• _WHAT THIS TASK INVOLVES_
Each record below should be output verbatim, without pictures.

─── DATA EXTRACT

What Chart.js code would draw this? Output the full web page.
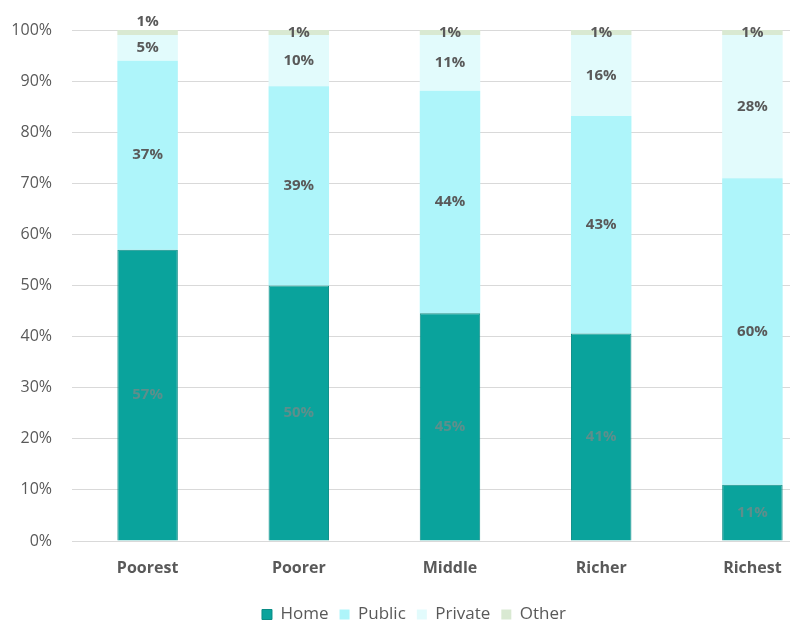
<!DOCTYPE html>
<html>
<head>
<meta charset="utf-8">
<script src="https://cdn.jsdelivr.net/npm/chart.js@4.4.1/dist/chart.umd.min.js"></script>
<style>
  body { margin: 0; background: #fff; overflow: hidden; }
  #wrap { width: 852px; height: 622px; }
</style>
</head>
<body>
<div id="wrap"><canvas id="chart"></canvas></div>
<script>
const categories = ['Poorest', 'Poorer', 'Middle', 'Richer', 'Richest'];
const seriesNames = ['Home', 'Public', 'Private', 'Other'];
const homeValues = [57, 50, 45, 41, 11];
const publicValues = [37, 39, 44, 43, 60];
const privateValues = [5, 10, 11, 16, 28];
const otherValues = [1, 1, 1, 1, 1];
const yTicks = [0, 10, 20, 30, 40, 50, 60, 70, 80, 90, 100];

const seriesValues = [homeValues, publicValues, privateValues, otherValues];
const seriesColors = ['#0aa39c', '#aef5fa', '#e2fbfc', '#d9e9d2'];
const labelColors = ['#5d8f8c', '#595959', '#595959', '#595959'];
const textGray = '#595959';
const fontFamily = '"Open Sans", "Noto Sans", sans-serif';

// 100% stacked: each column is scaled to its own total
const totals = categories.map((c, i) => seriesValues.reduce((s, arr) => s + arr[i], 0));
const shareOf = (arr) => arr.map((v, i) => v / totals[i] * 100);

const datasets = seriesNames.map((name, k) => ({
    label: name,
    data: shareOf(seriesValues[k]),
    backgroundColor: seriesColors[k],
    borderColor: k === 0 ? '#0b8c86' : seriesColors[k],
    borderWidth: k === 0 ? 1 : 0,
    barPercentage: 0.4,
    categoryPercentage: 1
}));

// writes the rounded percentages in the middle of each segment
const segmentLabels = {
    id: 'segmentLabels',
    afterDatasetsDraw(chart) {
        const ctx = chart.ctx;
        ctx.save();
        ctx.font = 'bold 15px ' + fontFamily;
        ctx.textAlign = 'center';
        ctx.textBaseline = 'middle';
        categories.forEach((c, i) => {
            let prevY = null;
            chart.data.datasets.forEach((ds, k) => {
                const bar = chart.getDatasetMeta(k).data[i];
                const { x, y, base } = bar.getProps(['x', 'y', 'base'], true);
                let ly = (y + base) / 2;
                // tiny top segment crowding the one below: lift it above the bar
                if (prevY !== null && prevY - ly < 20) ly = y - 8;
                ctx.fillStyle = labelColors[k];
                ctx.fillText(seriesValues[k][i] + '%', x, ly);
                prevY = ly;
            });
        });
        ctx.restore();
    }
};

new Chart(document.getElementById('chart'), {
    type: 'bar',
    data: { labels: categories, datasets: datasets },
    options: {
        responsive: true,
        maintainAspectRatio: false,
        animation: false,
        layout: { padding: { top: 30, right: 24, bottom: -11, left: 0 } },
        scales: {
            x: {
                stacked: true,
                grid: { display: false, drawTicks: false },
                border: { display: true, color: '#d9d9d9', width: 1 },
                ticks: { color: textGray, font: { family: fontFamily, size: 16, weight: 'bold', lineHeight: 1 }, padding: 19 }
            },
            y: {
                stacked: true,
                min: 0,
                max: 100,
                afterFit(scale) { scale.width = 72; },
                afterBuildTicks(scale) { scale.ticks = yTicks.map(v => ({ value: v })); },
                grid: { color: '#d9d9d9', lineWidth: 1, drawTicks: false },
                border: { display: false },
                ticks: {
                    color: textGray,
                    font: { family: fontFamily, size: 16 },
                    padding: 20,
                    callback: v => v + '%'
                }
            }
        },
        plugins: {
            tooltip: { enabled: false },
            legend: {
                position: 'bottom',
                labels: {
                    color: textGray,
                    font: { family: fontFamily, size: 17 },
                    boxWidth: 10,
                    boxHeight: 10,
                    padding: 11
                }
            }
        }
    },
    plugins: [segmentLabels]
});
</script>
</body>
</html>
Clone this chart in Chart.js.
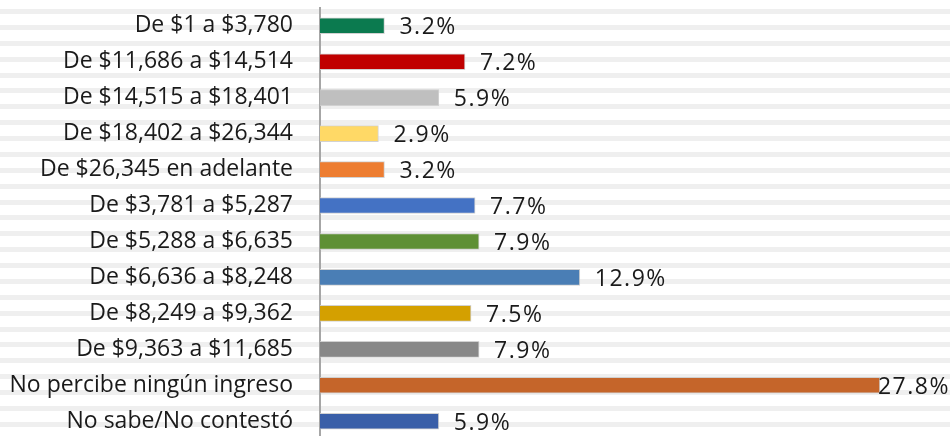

──────

• _FINAL ANSWER_
What Chart.js code would draw this? Output the full web page.
<!DOCTYPE html>
<html>
<head>
<meta charset="utf-8">
<script src="https://cdn.jsdelivr.net/npm/chart.js@4.4.1/dist/chart.umd.min.js"></script>
<style>
  body { margin: 0; background: #fff; overflow: hidden; }
  #wrap { width: 852px; height: 622px; }
</style>
</head>
<body>
<div id="wrap"><canvas id="chart"></canvas></div>
<script>
const categories = ['Poorest', 'Poorer', 'Middle', 'Richer', 'Richest'];
const seriesNames = ['Home', 'Public', 'Private', 'Other'];
const homeValues = [57, 50, 45, 41, 11];
const publicValues = [37, 39, 44, 43, 60];
const privateValues = [5, 10, 11, 16, 28];
const otherValues = [1, 1, 1, 1, 1];
const yTicks = [0, 10, 20, 30, 40, 50, 60, 70, 80, 90, 100];

const seriesValues = [homeValues, publicValues, privateValues, otherValues];
const seriesColors = ['#0aa39c', '#aef5fa', '#e2fbfc', '#d9e9d2'];
const labelColors = ['#5d8f8c', '#595959', '#595959', '#595959'];
const textGray = '#595959';
const fontFamily = '"Open Sans", "Noto Sans", sans-serif';

// 100% stacked: each column is scaled to its own total
const totals = categories.map((c, i) => seriesValues.reduce((s, arr) => s + arr[i], 0));
const shareOf = (arr) => arr.map((v, i) => v / totals[i] * 100);

const datasets = seriesNames.map((name, k) => ({
    label: name,
    data: shareOf(seriesValues[k]),
    backgroundColor: seriesColors[k],
    borderColor: k === 0 ? '#0b8c86' : seriesColors[k],
    borderWidth: k === 0 ? 1 : 0,
    barPercentage: 0.4,
    categoryPercentage: 1
}));

// writes the rounded percentages in the middle of each segment
const segmentLabels = {
    id: 'segmentLabels',
    afterDatasetsDraw(chart) {
        const ctx = chart.ctx;
        ctx.save();
        ctx.font = 'bold 15px ' + fontFamily;
        ctx.textAlign = 'center';
        ctx.textBaseline = 'middle';
        categories.forEach((c, i) => {
            let prevY = null;
            chart.data.datasets.forEach((ds, k) => {
                const bar = chart.getDatasetMeta(k).data[i];
                const { x, y, base } = bar.getProps(['x', 'y', 'base'], true);
                let ly = (y + base) / 2;
                // tiny top segment crowding the one below: lift it above the bar
                if (prevY !== null && prevY - ly < 20) ly = y - 8;
                ctx.fillStyle = labelColors[k];
                ctx.fillText(seriesValues[k][i] + '%', x, ly);
                prevY = ly;
            });
        });
        ctx.restore();
    }
};

new Chart(document.getElementById('chart'), {
    type: 'bar',
    data: { labels: categories, datasets: datasets },
    options: {
        responsive: true,
        maintainAspectRatio: false,
        animation: false,
        layout: { padding: { top: 30, right: 24, bottom: -11, left: 0 } },
        scales: {
            x: {
                stacked: true,
                grid: { display: false, drawTicks: false },
                border: { display: true, color: '#d9d9d9', width: 1 },
                ticks: { color: textGray, font: { family: fontFamily, size: 16, weight: 'bold', lineHeight: 1 }, padding: 19 }
            },
            y: {
                stacked: true,
                min: 0,
                max: 100,
                afterFit(scale) { scale.width = 72; },
                afterBuildTicks(scale) { scale.ticks = yTicks.map(v => ({ value: v })); },
                grid: { color: '#d9d9d9', lineWidth: 1, drawTicks: false },
                border: { display: false },
                ticks: {
                    color: textGray,
                    font: { family: fontFamily, size: 16 },
                    padding: 20,
                    callback: v => v + '%'
                }
            }
        },
        plugins: {
            tooltip: { enabled: false },
            legend: {
                position: 'bottom',
                labels: {
                    color: textGray,
                    font: { family: fontFamily, size: 17 },
                    boxWidth: 10,
                    boxHeight: 10,
                    padding: 11
                }
            }
        }
    },
    plugins: [segmentLabels]
});
</script>
</body>
</html>
Clone this chart in Chart.js.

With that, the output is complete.